Sat, 2018-09-22 16:05

Marlon Meza-Salas

Confidentiality is usually mentioned among the advantages of international commercial arbitration (ICA). The thought that confidentiality is an innate attribute, seems to be an attractiveness considered to choose ICA to settle disputes. For a long time, it did not seem to be questioned that the private nature of the arbitration process also forced the parties to maintain confidentiality. However, since certain judgments were issued in some countries from the mid-1980s that held: (i) that confidentiality was not an essential attribute of arbitration (Esso and others v. Plowman (1995) 128 A.L.R. 391 —High Court of Australia), (ii) that there was no general principle of confidentiality (U.S. v. Panhandle et al. (1988) 118 F.R.D. 346 (D. Del) —in United States), or (iii) an implied duty of confidentiality in ICA (Bulbank v. A.I. Trade Finance (2000) The Supreme Court of Sweden, case T1881-99), it was evidenced that the belief about confidentiality in ICA was not universal.

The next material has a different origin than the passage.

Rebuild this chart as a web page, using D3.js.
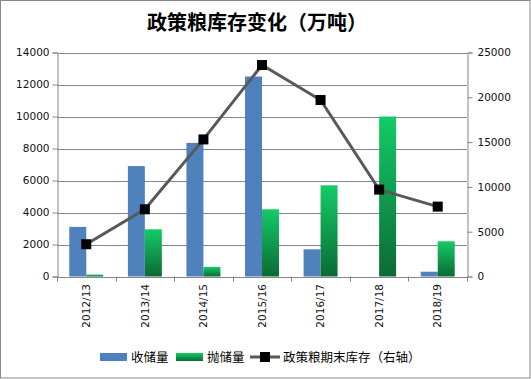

When reviewing the comparative law, it is noted that there is no uniform approach on the subject but instead significant differences, since many national legislations do not regulate confidentiality at all, other countries mention it in a very general way, and exceptionally some statutes contain broader regulations. Diversity is so great that even where it is recognized, there are huge differences about its content and scope.

So, it is not surprising that many commentators reject the existence of an implied confidentiality duty in ICA. The truth is that confidentiality in ICA can be misleading, to the point that it has been said it is a “myth” (See J.C. Fernández Rozas, Trayectoria y contornos del mito de la confidencialidad en el arbitraje comercial, 2(2) Arbitraje – Revista de Arbitraje Comercial y de Inversiones 335, 335-378 (2009).

Confidentiality in National Legislations

Confidentiality in ICA is not protected in most countries, which may be due to the fact that the UNCITRAL Model Law on ICA followed in whole or in part by many countries, contains no provision in this regard. In contrast, the laws of New Zealand, Peru, Scotland and Australia have meticulous regulations on confidentiality.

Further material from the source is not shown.